The influx of curlers and spectators will provide a major impact on the community, he said, as visitors go to restaurants, gas stations, grocery stores, retail shops and other local businesses.

"We get a lot of spectators," he said. "It's fun to come and watch. It's a high quality of curling. I can sit and watch this all week long."

Locally, the big thrill is having five Bemidji curlers competing, he said. "That's huge."

Trevor Andrews, Aaron Tasa, Nic Wagner and Mark Fenner, all of Bemidji, form the Andrews rink, which recently added Ben Wilson of Hibbing.

Josh Bahr of Bemidji is on the Aaron Wald rink with Jarad Zezel and John Muller. They form the top-ranked junior team in the nation.

Tickets will be available at the door at 10 a.m. Saturday.

Reserved window seating upstairs overlooking the ice is $150 for the entire event. Individual seats are not reserved.

To buy reserved seats, e-mail tandrews@paulbunyan.net.

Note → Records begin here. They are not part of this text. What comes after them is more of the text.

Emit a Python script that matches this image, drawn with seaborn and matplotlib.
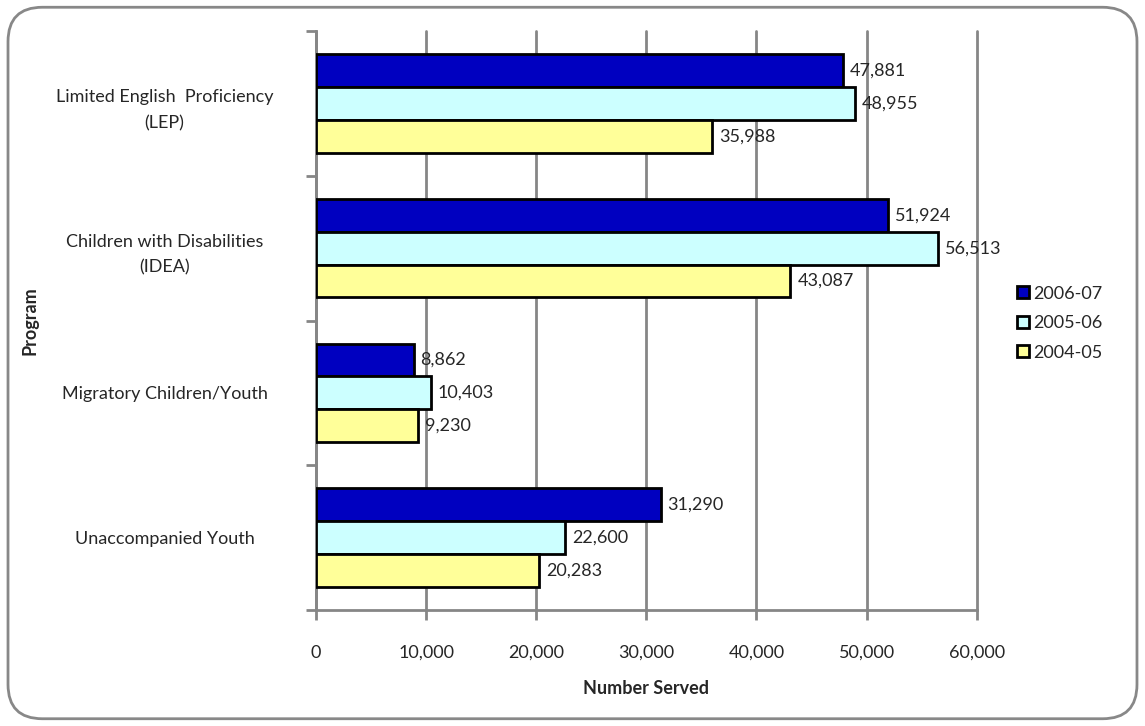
import matplotlib
matplotlib.use("Agg")
import matplotlib.pyplot as plt
from matplotlib.patches import FancyBboxPatch, Patch
from matplotlib.ticker import FuncFormatter
import seaborn as sns
import pandas as pd

programs = ["Limited English  Proficiency\n(LEP)", "Children with Disabilities\n(IDEA)",
            "Migratory Children/Youth", "Unaccompanied Youth"]
years = ["2006-07", "2005-06", "2004-05"]
served_0607 = [47881, 51924, 8862, 31290]
served_0506 = [48955, 56513, 10403, 22600]
served_0405 = [35988, 43087, 9230, 20283]
colors = ["#0000C0", "#CCFFFF", "#FFFF99"]

rows = []
for yr, vals in zip(years, [served_0607, served_0506, served_0405]):
    for p, v in zip(programs, vals):
        rows.append({"Program": p, "Year": yr, "Served": v})
df = pd.DataFrame(rows)

sns.set_style("white")
plt.rcParams['font.family'] = ['Lato', 'DejaVu Sans']

fig = plt.figure(figsize=(11.45, 7.26), dpi=100)
ax = fig.add_axes([0.276, 0.160, 0.577, 0.797])

sns.barplot(data=df, y="Program", x="Served", hue="Year", hue_order=years,
            order=programs, palette=colors, saturation=1, orient="h", width=0.68,
            edgecolor="black", linewidth=2, ax=ax, legend=False, zorder=3)

for cont in ax.containers:
    ax.bar_label(cont, labels=[f"{v:,.0f}" for v in cont.datavalues],
                 padding=5, fontsize=13)

ax.set_xlim(0, 60000)
ax.set_ylim(len(programs) - 0.5, -0.5)
ax.set_xticks(range(0, 60001, 10000))
ax.xaxis.set_major_formatter(FuncFormatter(lambda v, p: f"{v:,.0f}"))
ax.grid(axis="x", color="#868686", linewidth=2, zorder=0)
for gl in ax.get_xgridlines():
    gl.set_clip_on(False)
ax.set_axisbelow(True)

for s in ["top", "right"]:
    ax.spines[s].set_visible(False)
for s in ["left", "bottom"]:
    ax.spines[s].set_color("#868686")
    ax.spines[s].set_linewidth(2)

ax.tick_params(axis="x", direction="out", length=7, width=2, color="#868686",
               labelsize=13, pad=18, bottom=True)
ax.tick_params(axis="y", which="major", length=0, labelsize=13)
ax.set_yticks([i + 0.5 for i in range(-1, len(programs))], minor=True)
ax.tick_params(axis="y", which="minor", direction="out", length=7, width=2,
               color="#868686", left=True)
for lbl in ax.get_yticklabels():
    lbl.set_horizontalalignment("center")
    lbl.set_multialignment("center")
    lbl.set_linespacing(1.75)
    lbl.set_x(-0.222)

ax.set_xlabel("Number Served", fontsize=13, fontweight="bold", labelpad=14)
ax.set_ylabel("Program", fontsize=13, fontweight="bold")
ax.yaxis.set_label_coords(-0.42, 0.5)

handles = [Patch(facecolor=c, edgecolor="black", linewidth=2) for c in colors]
fig.legend(handles, years, loc="center left", bbox_to_anchor=(0.874, 0.555),
           frameon=False, fontsize=13, handlelength=0.65, handleheight=0.65,
           handletextpad=0.25, labelspacing=0.75)

border = FancyBboxPatch((0.007, 0.01), 0.986, 0.98, boxstyle="round,pad=0,rounding_size=0.03",
                        transform=fig.transFigure, facecolor="none",
                        edgecolor="#888888", linewidth=2, mutation_aspect=1145 / 726)
fig.patches.append(border)

fig.savefig("out.png", dpi=100)
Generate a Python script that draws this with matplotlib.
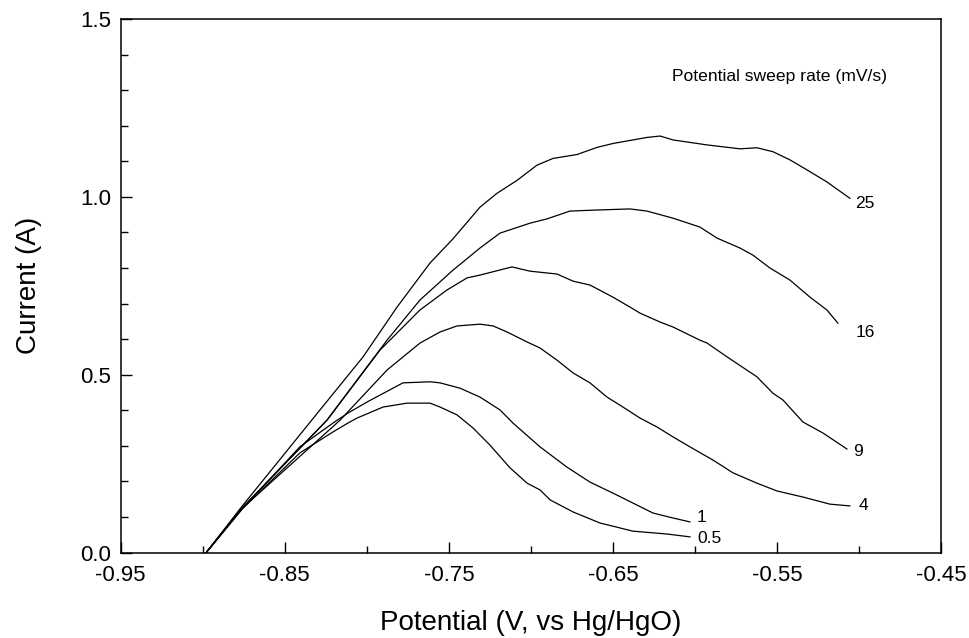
import matplotlib
matplotlib.use("Agg")
import matplotlib.pyplot as plt
from matplotlib.ticker import FixedLocator, MultipleLocator, FormatStrFormatter

plt.rcParams['font.family'] = ['Liberation Sans', 'DejaVu Sans']

# ---- data (Potential in V vs Hg/HgO, Current in A) ----
x_25 = [-0.8978, -0.8760, -0.8285, -0.8023, -0.7816, -0.7615, -0.7481, -0.7414, -0.7311,
        -0.7207, -0.7086, -0.6964, -0.6866, -0.6720, -0.6598, -0.6501, -0.6294, -0.6214,
        -0.6135, -0.5928, -0.5727, -0.5624, -0.5527, -0.5423, -0.5320, -0.5198, -0.5058]
y_25 = [0.000, 0.130, 0.401, 0.550, 0.690, 0.814, 0.879, 0.915, 0.971,
        1.010, 1.046, 1.089, 1.108, 1.119, 1.139, 1.150, 1.167, 1.171,
        1.160, 1.146, 1.135, 1.138, 1.127, 1.104, 1.076, 1.042, 0.996]

x_16 = [-0.8978, -0.8760, -0.8243, -0.7877, -0.7676, -0.7475, -0.7311, -0.7189, -0.7006,
        -0.6903, -0.6763, -0.6598, -0.6397, -0.6294, -0.6135, -0.5971, -0.5867, -0.5727,
        -0.5648, -0.5545, -0.5423, -0.5301, -0.5198, -0.5131]
y_16 = [0.000, 0.125, 0.372, 0.597, 0.710, 0.794, 0.856, 0.898, 0.926,
        0.938, 0.960, 0.963, 0.966, 0.960, 0.940, 0.915, 0.884, 0.856,
        0.836, 0.800, 0.766, 0.718, 0.682, 0.645]

x_9 = [-0.8978, -0.8760, -0.8243, -0.7920, -0.7676, -0.7512, -0.7390, -0.7311, -0.7116,
       -0.7006, -0.6842, -0.6744, -0.6641, -0.6501, -0.6397, -0.6336, -0.6214, -0.6135,
       -0.5971, -0.5928, -0.5806, -0.5624, -0.5527, -0.5466, -0.5344, -0.5222, -0.5076]
y_9 = [0.000, 0.125, 0.372, 0.569, 0.682, 0.738, 0.772, 0.780, 0.803,
       0.791, 0.783, 0.763, 0.752, 0.718, 0.690, 0.673, 0.648, 0.634,
       0.597, 0.589, 0.550, 0.494, 0.448, 0.429, 0.367, 0.336, 0.291]

x_4 = [-0.8978, -0.8760, -0.8163, -0.7877, -0.7676, -0.7554, -0.7451, -0.7311, -0.7231,
       -0.7146, -0.7024, -0.6945, -0.6842, -0.6744, -0.6641, -0.6537, -0.6440, -0.6336,
       -0.6233, -0.6135, -0.6032, -0.5892, -0.5770, -0.5624, -0.5502, -0.5344, -0.5180,
       -0.5058]
y_4 = [0.000, 0.124, 0.372, 0.513, 0.589, 0.620, 0.637, 0.642, 0.637,
       0.620, 0.592, 0.575, 0.541, 0.505, 0.477, 0.437, 0.409, 0.378,
       0.353, 0.325, 0.297, 0.260, 0.224, 0.195, 0.173, 0.156, 0.136,
       0.131]

x_1 = [-0.8978, -0.8760, -0.8408, -0.8206, -0.8115, -0.7999, -0.7780, -0.7615, -0.7554,
       -0.7432, -0.7311, -0.7189, -0.7110, -0.6945, -0.6781, -0.6641, -0.6501, -0.6379,
       -0.6257, -0.6135, -0.6032]
y_1 = [0.000, 0.122, 0.297, 0.364, 0.392, 0.423, 0.477, 0.480, 0.477,
       0.462, 0.437, 0.401, 0.364, 0.297, 0.240, 0.198, 0.167, 0.139,
       0.111, 0.097, 0.086]

x_05 = [-0.8978, -0.8760, -0.8408, -0.8206, -0.8115, -0.8060, -0.7901, -0.7755, -0.7615,
        -0.7554, -0.7451, -0.7353, -0.7250, -0.7128, -0.7024, -0.6945, -0.6884, -0.6744,
        -0.6580, -0.6379, -0.6172, -0.6032]
y_05 = [0.000, 0.122, 0.280, 0.339, 0.364, 0.378, 0.409, 0.420, 0.420,
        0.409, 0.387, 0.350, 0.302, 0.238, 0.195, 0.176, 0.148, 0.114,
        0.083, 0.060, 0.052, 0.044]

sweep_labels = ["25", "16", "9", "4", "1", "0.5"]
x_ticks = [-0.95, -0.85, -0.75, -0.65, -0.55, -0.45]
y_ticks = [0.0, 0.5, 1.0, 1.5]

series = [(x_25, y_25), (x_16, y_16), (x_9, y_9), (x_4, y_4), (x_1, y_1), (x_05, y_05)]
# label offsets (points) relative to each curve's last point
label_offsets = [(4, -4), (13, -6.5), (4.5, -1.5), (6.5, 0), (5, 3), (5, -1)]

fig = plt.figure(figsize=(9.69, 6.38), dpi=100)
ax = fig.add_axes([0.1244, 0.1340, 0.8472, 0.8362])

for (xs, ys), lab, off in zip(series, sweep_labels, label_offsets):
    ax.plot(xs, ys, color='black', lw=0.9)
    ax.annotate(lab, xy=(xs[-1], ys[-1]), xytext=off, textcoords='offset points',
                ha='left', va='center', fontsize=12.5)

ax.text(-0.6141, 1.337, "Potential sweep rate (mV/s)", ha='left', va='center', fontsize=12.6)

ax.set_xlim(-0.95, -0.45)
ax.set_ylim(0.0, 1.5)
ax.xaxis.set_major_locator(FixedLocator(x_ticks))
ax.xaxis.set_minor_locator(FixedLocator([-0.90, -0.80, -0.70, -0.60, -0.50]))
ax.yaxis.set_major_locator(FixedLocator(y_ticks))
ax.yaxis.set_minor_locator(MultipleLocator(0.1))
ax.xaxis.set_major_formatter(FormatStrFormatter('%.2f'))
ax.yaxis.set_major_formatter(FormatStrFormatter('%.1f'))

ax.tick_params(which='both', direction='in', top=False, right=False, width=1.0, labelsize=16)
ax.tick_params(axis='x', which='major', length=8, pad=9)
ax.tick_params(axis='x', which='minor', length=5)
ax.tick_params(axis='y', which='major', length=8, pad=7)
ax.tick_params(axis='y', which='minor', length=5)
for sp in ax.spines.values():
    sp.set_linewidth(1.1)

ax.set_xlabel("Potential (V, vs Hg/HgO)", fontsize=20)
ax.set_ylabel("Current (A)", fontsize=20)
ax.xaxis.set_label_coords(0.5, -0.108)
ax.yaxis.set_label_coords(-0.096, 0.5)

fig.savefig("out.png", dpi=100)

General seating is $75 for the entire event, or per game for $5 per draw for adults, $4 for seniors, and $3 for ages 6-12. (Those younger than 6 get in free.) Tickets for playoffs and semifinals are $10 and a ticket to the final is $15.

New USCA rocks

Glynn is handling the competition area of the planning, with responsibilities such as approving the draw schedule, preparing the ice and getting badges printed for players, coaches and scorekeepers.

"We have to do a number of things at the club," Matson said.

For example, metal strips must be installed in the ice.

"When you curl, you have to release the rock at the hog line," Matson said, noting that in the past, someone had to sit at the line and watch to see if the rock was released in time.

"That was real cold to sit and stare at that and not move."

But now, for the championships, a metal strip will be added and the rocks will have sensors that will trigger a light if the curler hangs on too long.

There's good news and bad news about those rocks.

The good news is that the U.S. Curling Association has decided that instead of using rocks that exist at the host club, brand new official rocks, are being unveiled that will be used from now on.

"We're the first site that's going to get to use them," Matson said. "That's got a lot of us excited. We can't wait to try them."

The bad news is that the handles on 80 rocks (16 rocks each for five sheets of ice) had to be swapped for new handles with sensors.

Matson said at least 50 Curling Club members are involved in some way in the preparations for the competition.

"I think we have seven or eight sign-up sheets," he said. "Lots of people are volunteering to make this all happen."

Local flavor

The club will have its regular food menu each day, with the addition of some local specialty foods that will be showcased, on specific days: Beers' Black Dog barbecue sauce with pulled-pork sandwiches, KC's Best wild rice soup, pizza from the Peppercorn and pancakes and syrup from Red Lake Nation Foods. Dave's Pizza, owned by Pete Fenson, is donating pizza for Friday night's welcome party.

Juan and Jackie Vanasse, food managers, will run the kitchen in the evening. Marv "Rocky" Rockstrom, will fill in during the day.

"The food's going to be fantastic," Matson said.

A post-competition banquet will be held Jan. 30 at the National Guard Armory, with Jackie Vanasse in charge. Doug Fuller and Kent Minske will fry up Red Lake walleye and Kent Bahr has donated wild rice.

"That will be a unique dinner," Matson said.

Kent Bahr is in charge of opening and closing ceremonies. A dance will be held after the event.

Planning the event is a learning experience, Mattson said.